I'm really looking forward to "the social network" treatment movie about OpenAI whenever that happens

whimsicalism 4 days ago | parent [-]

source? i work in this field and have never heard of the initial plateau you are referring

reasonableklout 2 days ago | parent [-]

Maybe hadlock is thinking of double descent? https://openai.com/index/deep-double-descent/

muzani 4 days ago | parent | prev | next [-]

I don't have a source for this (there's probably no sources from anything back then) but anecdotally, someone at an AI/ML talk said they just added more data and quality went up. Doubling the data doubled the quality. With other breakthroughs, people saw diminishing gains. It's sort of why Sam back then tweeted that he expected the amount of intelligence to double every N years.

I have the feeling they kept on this until GPT-4o (which was a different kind of data).

robrenaud 4 days ago | parent [-]

The input size to output quality mapping is not linear. This is why we are in the regime of "build nuclear power plants to power datacenters". Fixed size improvements in loss require exponential increases in parameters/compute/data.

brookst 4 days ago | parent [-]

Most of the reason we are re-commissioning a nuclear power plant is demand for quantity, not quality. If demand for compute had scaled this fast in the 1970’s, the sudden need for billions of CPUs would not have disproven Moore’s law.

It is also true that mere doubling of training data quantity does not double output quality, but that’s orthogonal to power demand at inference time. Even if output quality doubled in that case, it would just mean that much more demand and therefore power needs.

kevindamm 4 days ago | parent | prev | next [-]

Transformers can train models with much larger parameter sizes compared to other model architectures (with the same amount of compute and time), so it has an evident advantage in terms of being able to scale. Whether scaling the models up to multi-billion parameters would eventually pay out was still a bet but it wasn't a wild bet out of nowhere.

4 days ago | parent | prev | next [-]
[deleted]
stavros 4 days ago | parent | prev | next [-]

I assume the cost was just very low?

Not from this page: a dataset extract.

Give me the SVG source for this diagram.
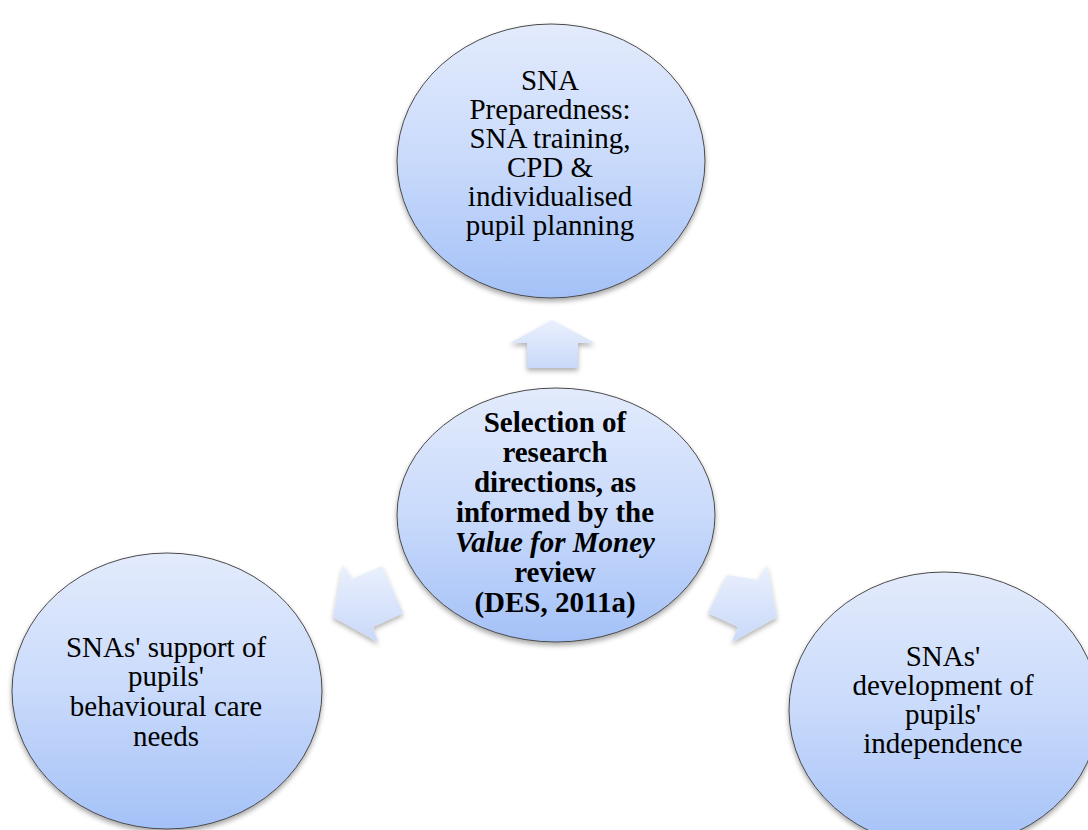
<svg xmlns="http://www.w3.org/2000/svg" width="1088" height="830" viewBox="0 0 1088 830">
<defs>
<linearGradient id="gCircle" x1="0" y1="0" x2="0" y2="1">
<stop offset="0" stop-color="#e3ebfc"/>
<stop offset="0.5" stop-color="#c9dafb"/>
<stop offset="1" stop-color="#a4c1f7"/>
</linearGradient>
<linearGradient id="gArrow" x1="0" y1="0" x2="0" y2="1">
<stop offset="0" stop-color="#eaf0fd"/>
<stop offset="1" stop-color="#c9d9f9"/>
</linearGradient>
<filter id="shadow" x="-10%" y="-10%" width="120%" height="125%">
<feDropShadow dx="0" dy="3" stdDeviation="2.5" flood-color="#000" flood-opacity="0.35"/>
</filter>
<filter id="ashadow" x="-20%" y="-20%" width="140%" height="150%">
<feDropShadow dx="0" dy="3" stdDeviation="2.5" flood-color="#000" flood-opacity="0.3"/>
</filter>
</defs>
<style>
.node ellipse { fill: url(#gCircle); stroke: #4a4a4a; stroke-width: 1; filter: url(#shadow); }
.node text { font-family: "Liberation Serif", "Times New Roman", serif; font-size: 29px; fill: #000; text-anchor: middle; }
.bold text { font-weight: bold; }
.arrow { fill: url(#gArrow); filter: url(#ashadow); }
</style>
<rect width="1088" height="830" fill="#ffffff"/>
<g id="connectors">
<polygon class="arrow" points="552,320 595,343 578,343 578,368 527,368 527,343 510,343"/>
<polygon class="arrow" points="343,565 352,579 382,566 403,613 373,627 378,642 333,617"/>
<polygon class="arrow" points="727,575 758,580 767,565 777,617 732,642 738,627 708,613"/>
</g>
<g id="node-top" class="node">
<ellipse cx="551" cy="161" rx="154" ry="137"/>
<text x="550" y="90">SNA</text>
<text x="550" y="119">Preparedness:</text>
<text x="550" y="148">SNA training,</text>
<text x="550" y="177">CPD &amp;</text>
<text x="550" y="206">individualised</text>
<text x="550" y="235">pupil planning</text>
</g>
<g id="node-center" class="node bold">
<ellipse cx="556" cy="515" rx="159" ry="127"/>
<text x="555" y="432">Selection of</text>
<text x="555" y="462">research</text>
<text x="555" y="492">directions, as</text>
<text x="555" y="522">informed by the</text>
<text x="555" y="552" font-style="italic">Value for Money</text>
<text x="555" y="582">review</text>
<text x="555" y="612">(DES, 2011a)</text>
</g>
<g id="node-left" class="node">
<ellipse cx="167" cy="691" rx="155" ry="138"/>
<text x="166" y="657">SNAs' support of</text>
<text x="166" y="686">pupils'</text>
<text x="166" y="716">behavioural care</text>
<text x="166" y="746">needs</text>
</g>
<g id="node-right" class="node">
<ellipse cx="944" cy="710" rx="155" ry="138"/>
<text x="943" y="666">SNAs'</text>
<text x="943" y="695">development of</text>
<text x="943" y="724">pupils'</text>
<text x="943" y="753">independence</text>
</g>
</svg>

If it was 50-100k, maybe they figured they'd just try and see.

reasonableklout 4 days ago | parent [-]

Oh yes, according to [1], training GPT-2 1.5B cost $50k in 2019 (reproduced in 2024 for $672!).

[1]: https://www.reddit.com/r/mlscaling/comments/1d3a793/andrej_k...

stavros 4 days ago | parent [-]

That makes sense, and it was definitely impressive for $50k.

therein 4 days ago | parent | prev [-]

Probably prior DARPA research or something.

Also slightly tangentially, people will tell me it is that it was new and novel and that's why we were impressed but I almost think things went downhill after ChatGPT 3. I felt like 2.5 (or whatever they called it) was able to give better insights from the model weights itself. The moment tool use became a thing and we started doing RAGs and memory and search engine tool use, it actually got worse.

I am also pretty sure we are lobotomizing the things that would feel closer to critical thinking by training it to be sensitive of the taboo of the day. I suspect earlier ones were less broken due to that.

How would it distinguish and decide between knowing something from training and needing to use a tool to synthesize a response anyway?